The securities market also evaluated HYBE as a stock with ” high investment appeal, considering the growth potential of NewJeans.”

Source: ADOR

In this situation, comments made by CEO Min Hee Jin in an interview with a media outlet last January are being highlighted.

CEO Min said, “People easily shout HYBE capital, but I don’t agree with this expression,” adding, “The detailed label management strategy after the investment amount was decided and the investment was made has nothing to do with HYBE. It’s also up to the independent discretion of the label, and at that time, I had received investment proposals of similar size from other than HYBE.”

She continued, “At that time, I had various options, and no matter where the investment was, creative independence and non-interference would have been the top priority, so there was no particular reason it had to be HYBE.”

Source: HYBE

Recent reports suggest that HYBE is anticipated to be classified as a conglomerate group for the first time in the entertainment industry.

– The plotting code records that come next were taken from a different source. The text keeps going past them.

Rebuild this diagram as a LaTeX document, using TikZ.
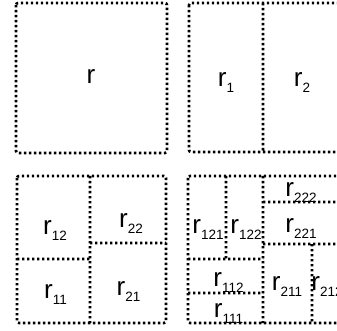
\documentclass[tikz,border=0pt]{standalone}
\usepackage{fontspec}
\setmainfont{Liberation Sans}
\newcommand{\rpart}[1]{{\fontsize{26}{26}\selectfont r}\raisebox{-6pt}{\fontsize{13.5}{13.5}\selectfont #1}}
\begin{document}
\begin{tikzpicture}[x=1pt,y=-1pt,
    part/.style={line width=2.6pt,dash pattern=on 2.4pt off 2.6pt,rounded corners=2pt},
    lab/.style={inner sep=0pt}]
    \useasboundingbox (0,0) rectangle (337,331);
    \clip (0,0) rectangle (337,331);
    % whole region
    \draw[part] (16,3) rectangle (167,153);
    \node[lab] (r) at (91,77) {\fontsize{26}{26}\selectfont r};
    % first split
    \draw[part] (189,3) rectangle (340,152)
        (263,3) -- (263,152);
    \node[lab] (r1) at (226,83) {\rpart{1}};
    \node[lab] (r2) at (302,83) {\rpart{2}};
    % second split
    \draw[part] (17,176) rectangle (166,323)
        (90,176) -- (90,323)
        (17,259) -- (90,259)
        (90,243) -- (166,243);
    \node[lab] (r12) at (55,230.5) {\rpart{12}};
    \node[lab] (r22) at (131,223.5) {\rpart{22}};
    \node[lab] (r11) at (55.5,294.5) {\rpart{11}};
    \node[lab] (r21) at (128.5,291.5) {\rpart{21}};
    % third split
    \draw[part] (188,176) rectangle (340,323)
        (263,176) -- (263,323)
        (226,176) -- (226,259)
        (188,259) -- (263,259)
        (188,293) -- (263,293)
        (263,202) -- (340,202)
        (263,244) -- (340,244)
        (312,244) -- (312,323);
    \node[lab] (r121) at (208,230) {\rpart{121}};
    \node[lab] (r122) at (246,230) {\rpart{122}};
    \node[lab] (r222) at (301,193) {\rpart{222}};
    \node[lab] (r221) at (301,229) {\rpart{221}};
    \node[lab] (r112) at (228.5,282.5) {\rpart{112}};
    \node[lab] (r111) at (228.5,314) {\rpart{111}};
    \node[lab] (r211) at (287,287) {\rpart{211}};
    \node[lab] (r212) at (327,287) {\rpart{212}};
\end{tikzpicture}
\end{document}
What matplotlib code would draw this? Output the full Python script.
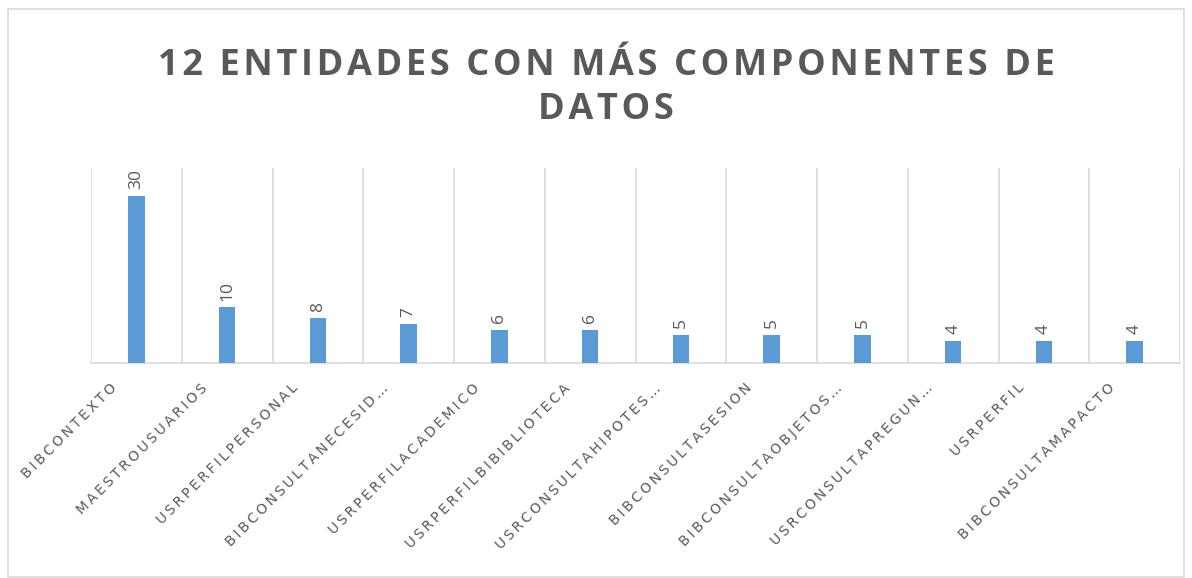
import matplotlib
matplotlib.use("Agg")
import matplotlib.pyplot as plt
import matplotlib.transforms as mtransforms
import numpy as np

entidades = ["BIBCONTEXTO", "MAESTROUSUARIOS", "USRPERFILPERSONAL",
             "BIBCONSULTANECESID…", "USRPERFILACADEMICO", "USRPERFILBIBIBLIOTECA",
             "USRCONSULTAHIPOTES…", "BIBCONSULTASESION", "BIBCONSULTAOBJETOS…",
             "USRCONSULTAPREGUN…", "USRPERFIL", "BIBCONSULTAMAPACTO"]
componentes = [30, 10, 8, 7, 6, 6, 5, 5, 5, 4, 4, 4]

titulo = "12 ENTIDADES CON MÁS COMPONENTES DE\nDATOS"

gris = "#595959"
azul = "#5B9BD5"
rejilla = "#D9D9D9"

plt.rcParams['font.family'] = ['DejaVu Sans']


def espaciar(s, sep):
    return "\n".join(sep.join(linea) for linea in s.split("\n"))


fig = plt.figure(figsize=(11.92, 5.78), dpi=100)
ax = fig.add_axes([91 / 1192, 1 - 363 / 578, 1089 / 1192, 195 / 578])

x = np.arange(len(entidades))
ax.bar(x, componentes, width=0.18, color=azul, zorder=3)
for xi, v in zip(x, componentes):
    ax.text(xi, v + 1.2, str(v), rotation=90, ha="center", va="bottom",
            fontsize=12.5, color=gris, family="Open Sans")

ax.set_xlim(-0.5, len(entidades) - 0.5)
ax.set_ylim(0, 35)
ax.set_yticks([])
ax.set_xticks(x)
ax.set_xticklabels([espaciar(e, "\u2009") for e in entidades],
                   rotation=45, ha="right", rotation_mode="anchor",
                   fontsize=10, color=gris, family="DejaVu Sans")
ax.tick_params(axis="x", length=0, pad=13)
desplazar = mtransforms.ScaledTranslation(-27 / 100, 0, fig.dpi_scale_trans)
for lab in ax.get_xticklabels():
    lab.set_transform(lab.get_transform() + desplazar)
for b in np.arange(-0.5, len(entidades), 1.0):
    ax.axvline(b, color=rejilla, lw=1.2, zorder=1)
for s in ["top", "right", "left"]:
    ax.spines[s].set_visible(False)
ax.spines["bottom"].set_color(rejilla)
ax.spines["bottom"].set_linewidth(1.2)

fig.text(606 / 1192, 1 - 88 / 578, espaciar(titulo, "\u200a"), ha="center", va="center",
         fontsize=26, fontweight="bold", color=gris, linespacing=1.3,
         family="Open Sans")

fig.patches.append(plt.Rectangle((8 / 1192, 0.002), 1176 / 1192, 1 - 10 / 578,
                                 transform=fig.transFigure, fill=False,
                                 edgecolor=rejilla, lw=1.2))

plt.savefig("out.png", dpi=100)
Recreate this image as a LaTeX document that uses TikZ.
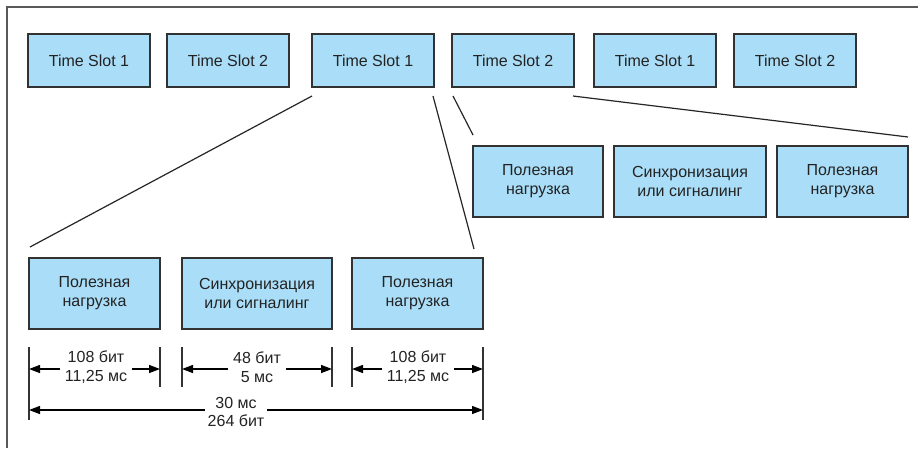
\documentclass[tikz,border=0pt]{standalone}
\usepackage{fontspec}
\setmainfont{Liberation Sans}
\usetikzlibrary{arrows.meta}
\definecolor{boxfill}{RGB}{170,222,248}
\definecolor{boxline}{RGB}{50,50,50}
\definecolor{txt}{RGB}{35,35,35}
\begin{document}
\begin{tikzpicture}[x=1pt,y=-1pt,
  slot/.style={draw=boxline,line width=1.4pt,fill=boxfill,text=txt,minimum width=122pt,minimum height=53pt,inner sep=0pt,font=\fontsize{16}{19}\selectfont,align=center},
  part/.style={draw=boxline,line width=1.4pt,fill=boxfill,text=txt,minimum height=71pt,inner sep=0pt,font=\fontsize{16}{19}\selectfont,align=center},
  conn/.style={draw=black!85,line width=1.2pt},
  tick/.style={draw=black!80,line width=1.2pt},
  dim/.style={draw=black,line width=1.3pt,{Triangle[length=11pt,width=8pt]}-{Triangle[length=11pt,width=8pt]}},
  dimlab/.style={fill=white,text=txt,inner xsep=5pt,inner ysep=1pt,font=\fontsize{16}{18.5}\selectfont,align=center}]
\useasboundingbox (0,0) rectangle (918,448);
\fill[white] (0,0) rectangle (918,448);
% frame
\draw[line width=2pt,draw=black!65] (7,448) -- (7,7) -- (918,7);
% top row
\node[slot] (t1) at (89,60.5) {Time Slot 1};
\node[slot] (t2) at (228,60.5) {Time Slot 2};
\node[slot] (t3) at (373,60.5) {Time Slot 1};
\node[slot] (t4) at (513,60.5) {Time Slot 2};
\node[slot] (t5) at (655,60.5) {Time Slot 1};
\node[slot] (t6) at (795,60.5) {Time Slot 2};
% middle row
\node[part,minimum width=130pt] (m1) at (538,181.5) {Полезная\\нагрузка};
\node[part,minimum width=152pt] (m2) at (690,181.5) {Синхронизация\\или сигналинг};
\node[part,minimum width=131pt] (m3) at (842.5,181.5) {Полезная\\нагрузка};
% bottom row
\node[part,minimum width=131pt] (b1) at (94.5,293.5) {Полезная\\нагрузка};
\node[part,minimum width=150pt] (b2) at (257,293.5) {Синхронизация\\или сигналинг};
\node[part,minimum width=131pt] (b3) at (417.5,293.5) {Полезная\\нагрузка};
% connectors
\coordinate (c3a) at (312,96);
\coordinate (c3b) at (433,96);
\coordinate (e3a) at (30,247);
\coordinate (e3b) at (474,249);
\coordinate (c4a) at (453,96);
\coordinate (c4b) at (573,96);
\coordinate (e4a) at (473,135);
\coordinate (e4b) at (908,137);
\draw[conn] (c3a) -- (e3a);
\draw[conn] (c3b) -- (e3b);
\draw[conn] (c4a) -- (e4a);
\draw[conn] (c4b) -- (e4b);
% dimension ticks
\coordinate (k1t) at (29,347); \coordinate (k1b) at (29,420);
\coordinate (k2t) at (160,347); \coordinate (k2b) at (160,387);
\coordinate (k3t) at (182,347); \coordinate (k3b) at (182,387);
\coordinate (k4t) at (332,347); \coordinate (k4b) at (332,387);
\coordinate (k5t) at (352,347); \coordinate (k5b) at (352,387);
\coordinate (k6t) at (483,347); \coordinate (k6b) at (483,420);
\foreach \k in {1,...,6} {\draw[tick] (k\k t) -- (k\k b);}
% dimension arrows
\coordinate (a1l) at (29,369); \coordinate (a1r) at (160,369);
\coordinate (a2l) at (182,369); \coordinate (a2r) at (332,369);
\coordinate (a3l) at (352,369); \coordinate (a3r) at (483,369);
\coordinate (a4l) at (29,410); \coordinate (a4r) at (483,410);
\draw[dim] (a1l) -- (a1r);
\draw[dim] (a2l) -- (a2r);
\draw[dim] (a3l) -- (a3r);
\draw[dim] (a4l) -- (a4r);
\node[dimlab] (d1) at (96,367) {108 бит\\11,25 мс};
\node[dimlab] (d2) at (257,367) {48 бит\\5 мс};
\node[dimlab] (d3) at (418,367) {108 бит\\11,25 мс};
\node[dimlab,inner xsep=3pt] (d4) at (236,412) {30 мс\\264 бит};
\end{tikzpicture}
\end{document}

According to the Financial Supervisory Service’s electronic disclosure system on the 8th, HYBE’s asset size as of the previous year’s third quarter stands at 5.52 trillion won ($4.65 billion). This encompasses 16 affiliates, including Weverse Company, Big Hit Music, and Pledis Entertainment.

The Fair Trade Commission designates conglomerate groups and their respective heads yearly based on a total asset amount of over 5 trillion won ($4.2 billion). Therefore, this year, HYBE is expected to be included in the conglomerate group.

However, the Fair Trade Commission issued a subsequent clarification the following day, affirming, “No decision has been made yet regarding the designation of conglomerate groups subject to disclosure, including HYBE.”